Blond published Simon Raven and Jennifer Patterson, Jean Genet and Harold Robbins, but perhaps his finest moment came when he accepted a dog-eared manuscript called Homecomers: Economics as if People Mattered and published it, instead, under the title Small is Beautiful.
Small, too, was the response, until Governor Jerry Brown of California got hold of a copy and passed it to Jimmy Carter, who subsequently invited its author, E. F. Schumacher, to the White House. The book took off, on both sides of the Atlantic, and made Blond a great deal of money.
I thought of him again last week. Walking through the fog, following a footpath above a nearby village, I came across two JCB diggers scooping up earth and chalk. They were lifting it from one side and depositing it on the other, observed by eight men in hard hats and hi-vis jackets. The scene was one of desolation.
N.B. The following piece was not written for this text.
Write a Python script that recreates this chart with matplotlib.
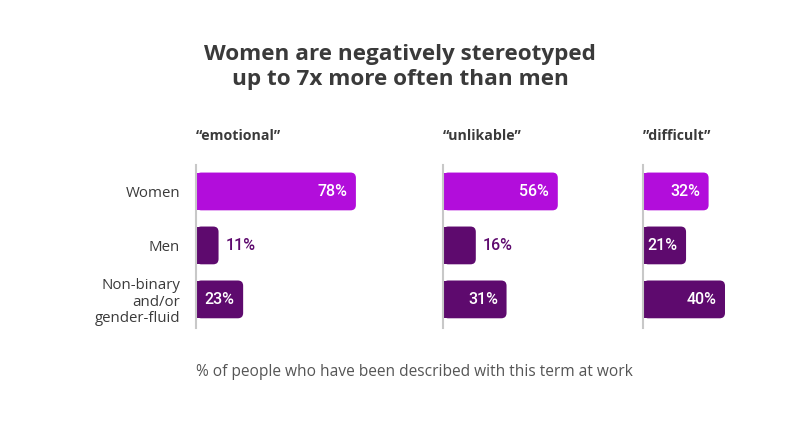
import matplotlib.pyplot as plt
from matplotlib.patches import FancyBboxPatch, Rectangle

plt.switch_backend('Agg')

# data
groups = ["Women", "Men", "Non-binary\nand/or\ngender-fluid"]
terms = ["\u201cemotional\u201d", "\u201cunlikable\u201d", "\u201ddifficult\u201d"]
emotional = [78, 11, 23]
unlikable = [56, 16, 31]
difficult = [32, 21, 40]
values = [emotional, unlikable, difficult]

title = "Women are negatively stereotyped\nup to 7x more often than men"
note = "% of people who have been described with this term at work"

C_WOMEN = "#b20ddb"
C_OTHER = "#5e0a6e"
TXT = "#3a3a3a"
FONT = "Open Sans"
VFONT = "Roboto"

W, H = 800, 442
fig = plt.figure(figsize=(W / 100, H / 100), dpi=100)
fig.patch.set_facecolor("white")

PX_PER_PCT = 2.05
panel_left = [196, 443, 643]
panel_xmax = [80, 80, 70]
ax_top, ax_bot = 165, 328

fig.text(0.5, 1 - 67 / H, title, ha="center", va="center", fontsize=16.2,
         fontweight="bold", color=TXT, family=FONT, linespacing=1.2)

for k, (vals, term) in enumerate(zip(values, terms)):
    left = panel_left[k]
    width = panel_xmax[k] * PX_PER_PCT
    ax = fig.add_axes([left / W, 1 - ax_bot / H, width / W, (ax_bot - ax_top) / H])
    ax.set_xlim(0, panel_xmax[k])
    ax.set_ylim(2.53, -0.49)
    for s in ["top", "right", "bottom"]:
        ax.spines[s].set_visible(False)
    ax.spines["left"].set_color("#c8c8c8")
    ax.spines["left"].set_linewidth(1.5)
    ax.set_xticks([])
    ax.set_yticks(range(len(groups)))
    if k == 0:
        ax.set_yticklabels(groups, fontsize=10.8, color=TXT, family=FONT,
                           linespacing=1.15)
        ax.tick_params(axis="y", length=0, pad=11.5)
        for lab in ax.get_yticklabels():
            lab.set_horizontalalignment("right")
    else:
        ax.set_yticklabels([])
        ax.tick_params(axis="y", length=0)

    ax.text(0, -1.03, term, ha="left", va="center", fontsize=10.2,
            fontweight="bold", color=TXT, family=FONT, clip_on=False)

    bh = 0.7
    # radius in data units (x) and aspect correction for y
    rx = 2.6
    aspect = (1 / 54) / (1 / PX_PER_PCT)
    for i, v in enumerate(vals):
        col = C_WOMEN if i == 0 else C_OTHER
        bar = FancyBboxPatch((0, i - bh / 2), v, bh,
                             boxstyle="round,pad=0,rounding_size=%f" % rx,
                             mutation_aspect=aspect, fc=col, ec="none",
                             clip_on=False, zorder=2)
        ax.add_patch(bar)
        ax.add_patch(Rectangle((0, i - bh / 2), rx * 1.5, bh, fc=col,
                               ec="none", clip_on=False, zorder=2))
        label = "%d%%" % v
        if v >= 20:
            ax.text(v - 4.2, i, label, ha="right", va="center", fontsize=11.5,
                    fontweight="medium", color="white", family=VFONT,
                    clip_on=False, zorder=3)
        else:
            ax.text(v + 3.4, i, label, ha="left", va="center", fontsize=11.5,
                    fontweight="medium", color=C_OTHER, family=VFONT,
                    clip_on=False, zorder=3)

fig.text(196 / W, 1 - 372 / H, note, ha="left", va="center", fontsize=11.2,
         color="#555555", family=FONT)

fig.savefig("out.png", dpi=100)
plt.close()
The men and diggers were burying a set of power lines that had previously been carried on pylons.
A raw strip of excavated ground, several hundred feet wide, fenced and lined with granite chippings, trailed away in each direction, as far as the eye could see.
“I don’t think it’s a coincidence that a few years ago, over the hill from Stonehenge, the A303 was pumped up into a multi-lane carriageway lined with fast-food joints, car parks, petrol stations and prefabricated hangars”
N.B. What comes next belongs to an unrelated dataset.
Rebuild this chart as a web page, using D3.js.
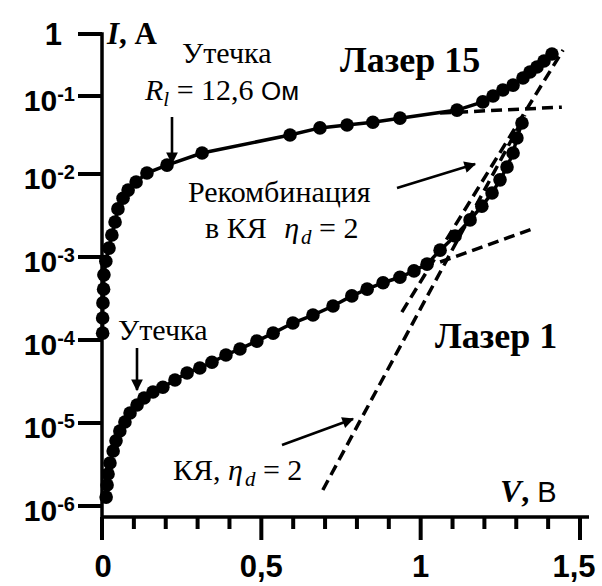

In the village itself, several new roads, with traffic lights and boxy container offices, have been built to sustain the project; emergency archaeology has been performed; people with clipboards and iPads are employed in monitoring roles. The landscape has been churned over, but will then be returned, we are assured, to a pristine state as soon as the pylons have been dismantled.
It reminds me of that section of the A303 that goes right past Stonehenge, which the authorities intend to put into a four-lane tunnel. I don’t think it’s a coincidence that a few years ago, over the hill from Stonehenge, the A303 was pumped up into a multi-lane carriageway lined with fast-food joints, car parks, petrol stations and prefabricated hangars, promoting itself without a whiff of shame or irony as the Solstice Park, the lights of which can be seen glowing at night from the edge of the ancient stone circle.
Having seen the swathe of dereliction cut through the Dorset hills to bury a few cables, I can only imagine what the Stonehenge tunnel will then do to Wiltshire’s sacred landscape, without solving the traffic jams. Ditto HS2, to be dug as wide as the pitch at Wembley all the way from London to Birmingham and beyond. What gets lost will be forever lost, whereas the pylons, cars and high-speed trains may be rendered obsolete overnight by some invention as yet unseen.
This pandemic has swept us all up in Grands Projets of statistics and control. The NHS is a wheezing behemoth. Amazon is a monopoly. Issigonis’s Mini has been reborn on steroids. Government is too centralised and so is the Church of England. The EU is so big and out of touch that I expect it to collapse in my lifetime. Mass tourism is what kills the thing it loves. Social media, data mining, troll farms and the Internet of Things are all outsized and doomed. I sometimes have my doubts about Christmas, but, happily, there is only a tiny baby at the heart of it.